Despite having invested in Chinese and Hollywood movies, Yu Yongfu, chairman of Alibaba Pictures, does not want to be confused with a conventional film producer or distributor.
“We set out to be a service provider,” said Yu, who joined the film industry late last year and is attending the Shanghai International Film Festival for the first time. “We are considering renaming ourselves as Alibaba Pictures Infrastructure.”
Yu, whose own background is in finance and technology, took a top-down view of the movie business and compared the film industry with that of venture capital investment. Both are capital-intensive, and both have limited talent pools and offer high-risk, high-reward prospects. But film is driven by emotions and audiences’ emotional responses.
Bearing that in mind, Yu said it is Alibaba Pictures Group’s role to become a platform that improves industry efficiency and develops young talent. “We are not your competitor; we are your partner,” Yu said to content companies involved in production and distribution.
Alibaba Pictures was established three years ago when Chinese e-commerce giant Alibaba bought listed company ChinaVision Media. It has since made high-profile Chinese and international talent deals – including Peter Chan Ho Sun, Wong Kar-wai and Steven Spielberg – and co-invested in a slate of movies.
However, since Yu, who also heads Alibaba Digital Group, came on board in the second half of last year, he has sought to re-position the company and to align it with other parts of the Alibaba group.
Throwing out jargon such as “precision publishing,” “big data” and “ecosystems,” Yu explained that Alibaba boasts over 500 million monthly active users for e-commerce. The Alibaba Pictures-controlled Tao Piao Piao ticketing and film information platform boasts a similar number. “So far there is little overlap, which means we have large upside potential,” he said.
Yu cited two examples of how a tech- and service-driven Alibaba Pictures is able to grow revenues. He said that harnessing Alibaba’s data allowed it to increase theatrical box office in China for “A Dog’s Purpose” from a forecast RMB80 million ($12 million) to nearly RMB600 million ($86 million). “This was a low-budget film with no stars. We were able to access consumer spending patterns. That caused us to target pet owners, young women and people with young families,” he said.

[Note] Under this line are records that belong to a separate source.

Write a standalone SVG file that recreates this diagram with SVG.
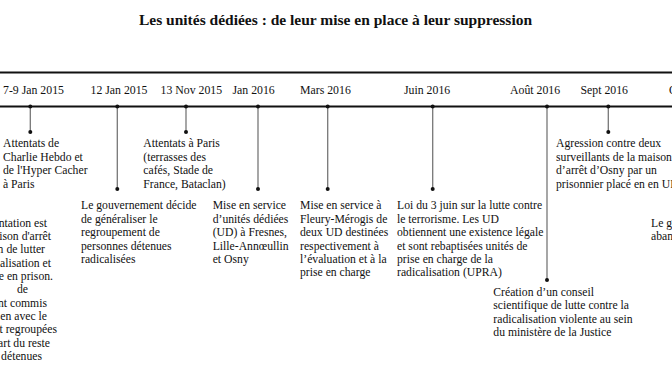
<svg xmlns="http://www.w3.org/2000/svg" width="672" height="372" viewBox="0 0 672 372">
<style>
text{font-family:"Liberation Serif","Times New Roman",serif;fill:#111;}
.t{font-size:15.5px;font-weight:bold;}
.d{font-size:11.8px;}
.b{font-size:11.7px;}
.band{stroke:#111;stroke-width:2;fill:none;}
.stem{stroke:#777;stroke-width:1.3;fill:none;}
.dot{fill:#111;}
</style>
<rect width="672" height="372" fill="#fff"/>
<text class="t" x="335.5" y="25" text-anchor="middle">Les unités dédiées : de leur mise en place à leur suppression</text>
<g id="band">
<line class="band" x1="0" y1="72.5" x2="672" y2="72.5"/>
<line class="band" x1="0" y1="106.5" x2="672" y2="106.5"/>
</g>
<g id="dates">
<text class="d" x="3" y="94">7-9 Jan 2015</text>
<text class="d" x="90.5" y="94">12 Jan 2015</text>
<text class="d" x="160.5" y="94">13 Nov 2015</text>
<text class="d" x="232.5" y="94">Jan 2016</text>
<text class="d" x="300" y="94">Mars 2016</text>
<text class="d" x="404" y="94">Juin 2016</text>
<text class="d" x="510" y="94">Août 2016</text>
<text class="d" x="580.5" y="94">Sept 2016</text>
<text class="d" x="669" y="94">Oct 2016</text>
</g>
<g id="connectors">
<line class="stem" x1="30.3" y1="106.5" x2="30.3" y2="132"/>
<line class="stem" x1="117.3" y1="106.5" x2="117.3" y2="189"/>
<line class="stem" x1="186" y1="106.5" x2="186" y2="132"/>
<line class="stem" x1="258" y1="106.5" x2="258" y2="189"/>
<line class="stem" x1="327.7" y1="106.5" x2="327.7" y2="189"/>
<line class="stem" x1="432.7" y1="106.5" x2="432.7" y2="189"/>
<line class="stem" x1="547" y1="106.5" x2="547" y2="280"/>
<line class="stem" x1="608.3" y1="106.5" x2="608.3" y2="132"/>
<g class="dot">
<circle cx="30.3" cy="106.5" r="2"/><circle cx="30.3" cy="132" r="2"/>
<circle cx="117.3" cy="106.5" r="2"/><circle cx="117.3" cy="189" r="2"/>
<circle cx="186" cy="106.5" r="2"/><circle cx="186" cy="132" r="2"/>
<circle cx="258" cy="106.5" r="2"/><circle cx="258" cy="189" r="2"/>
<circle cx="327.7" cy="106.5" r="2"/><circle cx="327.7" cy="189" r="2"/>
<circle cx="432.7" cy="106.5" r="2"/><circle cx="432.7" cy="189" r="2"/>
<circle cx="547" cy="106.5" r="2"/><circle cx="547" cy="280" r="2"/>
<circle cx="608.3" cy="106.5" r="2"/><circle cx="608.3" cy="132" r="2"/>
</g>
</g>
<g id="n-early" class="b">
<text class="b" x="47" y="226.5" text-anchor="end">ntation est</text>
<text class="b" x="51" y="240" text-anchor="end">ison d'arrêt</text>
<text class="b" x="45" y="253.3" text-anchor="end">n de lutter</text>
<text class="b" x="51" y="266.7" text-anchor="end">alisation et</text>
<text class="b" x="53" y="280" text-anchor="end">e en prison.</text>
<text class="b" x="28" y="293.3" text-anchor="end">de</text>
<text class="b" x="47" y="306.7" text-anchor="end">nt commis</text>
<text class="b" x="47" y="320" text-anchor="end">en avec le</text>
<text class="b" x="57" y="333.3" text-anchor="end">t regroupées</text>
<text class="b" x="50" y="346.7" text-anchor="end">art du reste</text>
<text class="b" x="42" y="360" text-anchor="end">détenues</text>
</g>
<g id="n-jan2015">
<text class="b" x="3" y="147"><tspan x="3">Attentats de</tspan><tspan x="3" dy="13.5">Charlie Hebdo et</tspan><tspan x="3" dy="13.5">de l'Hyper Cacher</tspan><tspan x="3" dy="13.5">à Paris</tspan></text>
</g>
<g id="n-12jan2015">
<text class="b" x="81" y="209.3"><tspan x="81">Le gouvernement décide</tspan><tspan x="81" dy="13.4">de généraliser le</tspan><tspan x="81" dy="13.4">regroupement de</tspan><tspan x="81" dy="13.4">personnes détenues</tspan><tspan x="81" dy="13.4">radicalisées</tspan></text>
</g>
<g id="n-nov2015">
<text class="b" x="143.3" y="147"><tspan x="143.3">Attentats à Paris</tspan><tspan x="143.3" dy="13.5">(terrasses des</tspan><tspan x="143.3" dy="13.5">cafés, Stade de</tspan><tspan x="143.3" dy="13.5">France, Bataclan)</tspan></text>
</g>
<g id="n-jan2016">
<text class="b" x="212.7" y="209.3"><tspan x="212.7">Mise en service</tspan><tspan x="212.7" dy="13.4">d’unités dédiées</tspan><tspan x="212.7" dy="13.4">(UD) à Fresnes,</tspan><tspan x="212.7" dy="13.4">Lille-Annœullin</tspan><tspan x="212.7" dy="13.4">et Osny</tspan></text>
</g>
<g id="n-mars2016">
<text class="b" x="300" y="209.3"><tspan x="300">Mise en service à</tspan><tspan x="300" dy="13.4">Fleury-Mérogis de</tspan><tspan x="300" dy="13.4">deux UD destinées</tspan><tspan x="300" dy="13.4">respectivement à</tspan><tspan x="300" dy="13.4">l’évaluation et à la</tspan><tspan x="300" dy="13.4">prise en charge</tspan></text>
</g>
<g id="n-juin2016">
<text class="b" x="397" y="209.3"><tspan x="397">Loi du 3 juin sur la lutte contre</tspan><tspan x="397" dy="13.4">le terrorisme. Les UD</tspan><tspan x="397" dy="13.4">obtiennent une existence légale</tspan><tspan x="397" dy="13.4">et sont rebaptisées unités de</tspan><tspan x="397" dy="13.4">prise en charge de la</tspan><tspan x="397" dy="13.4">radicalisation (UPRA)</tspan></text>
</g>
<g id="n-aout2016">
<text class="b" x="493.3" y="296"><tspan x="493.3">Création d’un conseil</tspan><tspan x="493.3" dy="13.4">scientifique de lutte contre la</tspan><tspan x="493.3" dy="13.4">radicalisation violente au sein</tspan><tspan x="493.3" dy="13.4">du ministère de la Justice</tspan></text>
</g>
<g id="n-sept2016">
<text class="b" x="556" y="147"><tspan x="556">Agression contre deux</tspan><tspan x="556" dy="13.5">surveillants de la maison</tspan><tspan x="556" dy="13.5">d’arrêt d’Osny par un</tspan><tspan x="556" dy="13.5">prisonnier placé en en UD</tspan></text>
</g>
<g id="n-oct2016">
<text class="b" x="651" y="227"><tspan x="651">Le gouvernement</tspan><tspan x="651" dy="13">abandonne</tspan></text>
</g>
</svg>
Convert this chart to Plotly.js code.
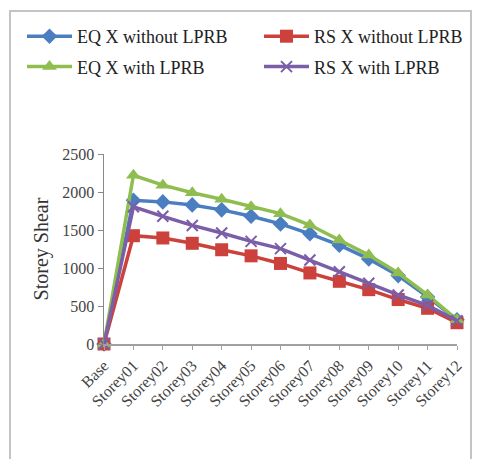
<!DOCTYPE html>
<html>
<head>
<meta charset="utf-8">
<script src="https://cdn.plot.ly/plotly-3.0.1.min.js"></script>
<style>
  html, body { margin: 0; padding: 0; background: #fff; }
  #wrap { position: relative; width: 478px; height: 459px; overflow: hidden; }
  #frame { position: absolute; left: 9px; top: 10px; width: 463px; height: 460px; border: 2px solid #c4c4c4; box-sizing: border-box; pointer-events: none; }
  #chart { position: absolute; left: 0; top: 0; width: 478px; height: 459px; }
</style>
</head>
<body>
<div id="wrap">
  <div id="chart"></div>
  <div id="frame"></div>
</div>
<script>
const categories = ["Base","Storey01","Storey02","Storey03","Storey04","Storey05","Storey06","Storey07","Storey08","Storey09","Storey10","Storey11","Storey12"];
const eqWithout = [0, 1890, 1870, 1830, 1765, 1680, 1580, 1450, 1300, 1120, 900, 620, 320];
const rsWithout = [0, 1425, 1395, 1325, 1240, 1160, 1060, 935, 825, 715, 585, 470, 280];
const eqWith    = [0, 2220, 2090, 1990, 1905, 1805, 1715, 1565, 1370, 1170, 935, 645, 320];
const rsWith    = [0, 1805, 1680, 1560, 1460, 1350, 1255, 1105, 950, 800, 645, 510, 305];
const yTicks = [0, 500, 1000, 1500, 2000, 2500];

const blue = '#4a7ec0', red = '#cc413c', green = '#8fbd50', purple = '#7a5ea8';
const serif = 'Liberation Serif, Times New Roman, serif';

function tr(name, y, color, symbol, size, legend, lw) {
  return {
    type: 'scatter', mode: 'lines+markers', name: name, legendgroup: name,
    x: categories, y: y, legend: legend, cliponaxis: false,
    line: {color: color, width: 3.5},
    marker: {symbol: symbol, size: size, color: color, line: {color: color, width: lw || 0}}
  };
}

const data = [
  tr('EQ X without LPRB', eqWithout, blue, 'diamond', 12, 'legend'),
  tr('RS X without LPRB', rsWithout, red, 'square', 13, 'legend2'),
  tr('EQ X with LPRB', eqWith, green, 'triangle-up', 13, 'legend'),
  tr('RS X with LPRB', rsWith, purple, 'x-thin-open', 11, 'legend2', 2)
];

const H = 459, B = 115, paperH = H - B;
const legendCommon = {
  xanchor: 'left', yanchor: 'top',
  font: {family: serif, size: 18, color: '#222'},
  bgcolor: 'rgba(0,0,0,0)', borderwidth: 0, tracegroupgap: 4,
  traceorder: 'grouped', itemwidth: 45
};

const layout = {
  width: 478, height: H,
  margin: {l: 0, r: 0, t: 0, b: B},
  paper_bgcolor: '#fff', plot_bgcolor: '#fff',
  showlegend: true,
  legend: Object.assign({}, legendCommon, {x: 22/478, y: 1 - 18/paperH}),
  legend2: Object.assign({}, legendCommon, {x: 259/478, y: 1 - 18/paperH}),
  xaxis: {
    type: 'category', range: [0, 12], tickangle: -45,
    domain: [104/478, 457/478],
    showline: true, linecolor: '#a0a0a0', linewidth: 2,
    ticks: 'outside', ticklen: 4, tickcolor: '#a0a0a0',
    showgrid: false, zeroline: false,
    tickfont: {family: serif, size: 16, color: '#444'}
  },
  yaxis: {
    range: [0, 2500], tickvals: yTicks, ticktext: yTicks.map(String),
    domain: [0, (344 - 154) / paperH],
    showline: true, linecolor: '#888', linewidth: 1.5,
    ticks: 'outside', ticklen: 5, tickcolor: '#888',
    showgrid: false, zeroline: false,
    tickfont: {family: serif, size: 16, color: '#444'},
    title: {text: 'Storey Shear', font: {family: serif, size: 20, color: '#333'}, standoff: 8}
  }
};

Plotly.newPlot('chart', data, layout, {staticPlot: true, displayModeBar: false});
</script>
</body>
</html>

Alibaba Pictures has also invested in a film project called “Three Lives.” Even though the movie has not yet been released theatrically, the company has spun off a TV series that is now playing on the Alibaba-owned video streaming platform Youku. “To date we have generated over RMB300 million ($43 million) of merchandise and other sales,” said Yu.
Alibaba Pictures also has a talent-incubation scheme, Plan A, while in Yulebao the group operates a mass-market film finance portal similar to crowd-funding.
Listed on the Hong Kong and Singapore stock exchanges, Alibaba Pictures has a market capitalization of $4.4 billion (HK$34 billion).